- Entries:
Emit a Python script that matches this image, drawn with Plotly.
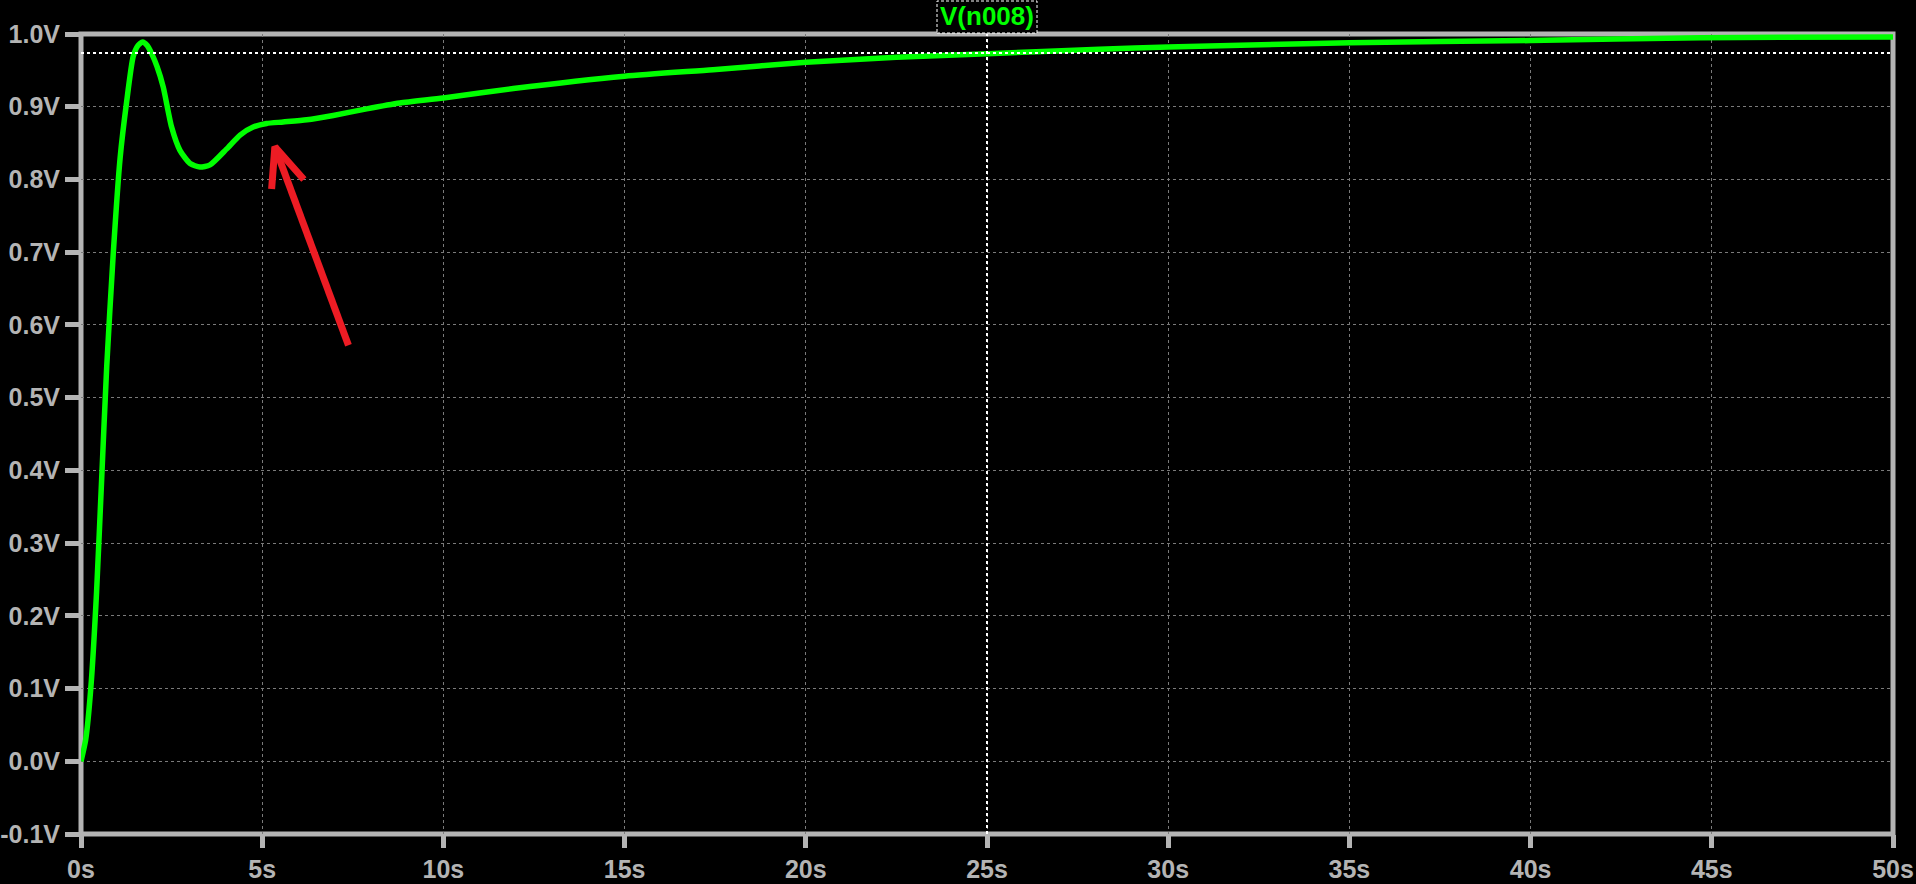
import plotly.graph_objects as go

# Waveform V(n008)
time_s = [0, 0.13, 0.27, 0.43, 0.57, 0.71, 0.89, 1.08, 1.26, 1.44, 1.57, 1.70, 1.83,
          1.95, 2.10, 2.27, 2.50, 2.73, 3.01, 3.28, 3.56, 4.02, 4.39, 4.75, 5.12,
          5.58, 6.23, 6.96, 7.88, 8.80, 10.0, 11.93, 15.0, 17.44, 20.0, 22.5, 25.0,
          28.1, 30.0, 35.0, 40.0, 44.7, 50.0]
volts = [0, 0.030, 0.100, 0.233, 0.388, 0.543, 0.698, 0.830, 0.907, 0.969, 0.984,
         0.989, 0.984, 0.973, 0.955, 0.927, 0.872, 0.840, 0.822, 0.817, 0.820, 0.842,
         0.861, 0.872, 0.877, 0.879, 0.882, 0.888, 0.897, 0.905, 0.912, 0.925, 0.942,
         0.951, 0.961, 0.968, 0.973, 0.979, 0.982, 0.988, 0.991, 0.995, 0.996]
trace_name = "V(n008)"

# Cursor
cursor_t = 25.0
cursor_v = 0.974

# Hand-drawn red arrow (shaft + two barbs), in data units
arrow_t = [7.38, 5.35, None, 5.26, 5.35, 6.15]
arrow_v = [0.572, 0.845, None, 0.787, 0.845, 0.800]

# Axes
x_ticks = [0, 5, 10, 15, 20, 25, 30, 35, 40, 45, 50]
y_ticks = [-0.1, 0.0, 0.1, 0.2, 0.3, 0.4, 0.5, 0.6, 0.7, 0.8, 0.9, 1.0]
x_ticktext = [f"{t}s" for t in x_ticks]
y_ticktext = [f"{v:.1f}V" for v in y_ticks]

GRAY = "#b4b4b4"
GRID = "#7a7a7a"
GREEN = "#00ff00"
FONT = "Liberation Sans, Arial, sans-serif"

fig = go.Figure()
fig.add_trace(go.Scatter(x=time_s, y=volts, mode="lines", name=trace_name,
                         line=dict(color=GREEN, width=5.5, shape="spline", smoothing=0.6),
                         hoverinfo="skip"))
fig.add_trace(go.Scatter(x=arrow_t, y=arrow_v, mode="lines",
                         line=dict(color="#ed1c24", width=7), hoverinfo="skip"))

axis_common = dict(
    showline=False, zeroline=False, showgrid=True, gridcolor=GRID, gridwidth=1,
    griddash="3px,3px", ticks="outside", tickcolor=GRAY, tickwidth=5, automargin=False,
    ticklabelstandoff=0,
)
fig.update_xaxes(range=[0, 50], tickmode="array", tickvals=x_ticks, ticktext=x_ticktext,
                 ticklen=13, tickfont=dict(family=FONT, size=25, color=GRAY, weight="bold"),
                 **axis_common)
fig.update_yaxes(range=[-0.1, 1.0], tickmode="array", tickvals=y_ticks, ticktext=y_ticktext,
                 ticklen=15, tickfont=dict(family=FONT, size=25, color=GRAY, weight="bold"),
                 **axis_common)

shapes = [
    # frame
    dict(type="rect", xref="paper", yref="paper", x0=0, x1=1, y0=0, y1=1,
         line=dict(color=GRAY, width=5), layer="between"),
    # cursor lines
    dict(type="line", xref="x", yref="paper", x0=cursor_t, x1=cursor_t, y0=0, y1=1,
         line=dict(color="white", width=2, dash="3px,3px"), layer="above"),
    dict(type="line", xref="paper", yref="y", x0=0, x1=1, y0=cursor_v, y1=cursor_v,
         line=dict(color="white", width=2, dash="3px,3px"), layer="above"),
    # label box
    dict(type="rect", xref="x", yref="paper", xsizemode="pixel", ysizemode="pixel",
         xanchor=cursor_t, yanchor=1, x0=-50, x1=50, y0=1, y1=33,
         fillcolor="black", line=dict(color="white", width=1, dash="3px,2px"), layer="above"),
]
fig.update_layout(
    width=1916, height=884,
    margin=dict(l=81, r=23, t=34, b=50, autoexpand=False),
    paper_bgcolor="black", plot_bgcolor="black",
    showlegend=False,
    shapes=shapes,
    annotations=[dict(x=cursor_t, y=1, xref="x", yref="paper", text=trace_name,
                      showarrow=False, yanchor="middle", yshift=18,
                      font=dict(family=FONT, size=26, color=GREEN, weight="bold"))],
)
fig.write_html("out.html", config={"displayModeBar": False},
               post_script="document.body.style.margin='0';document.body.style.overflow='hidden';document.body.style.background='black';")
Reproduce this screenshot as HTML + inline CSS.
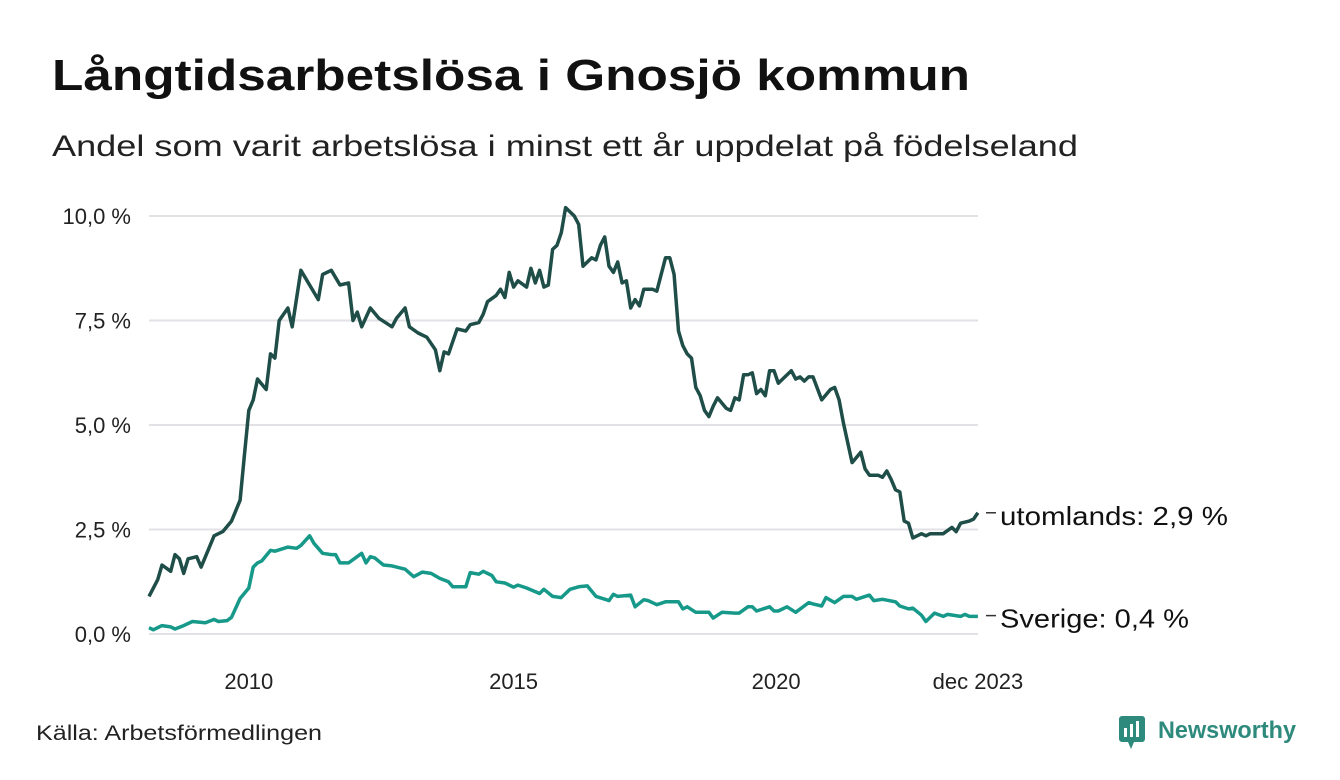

- Task statement: Check the records above line by line and tally those holding the string "drawn". Answer with the number only.

- Solved exercise: 2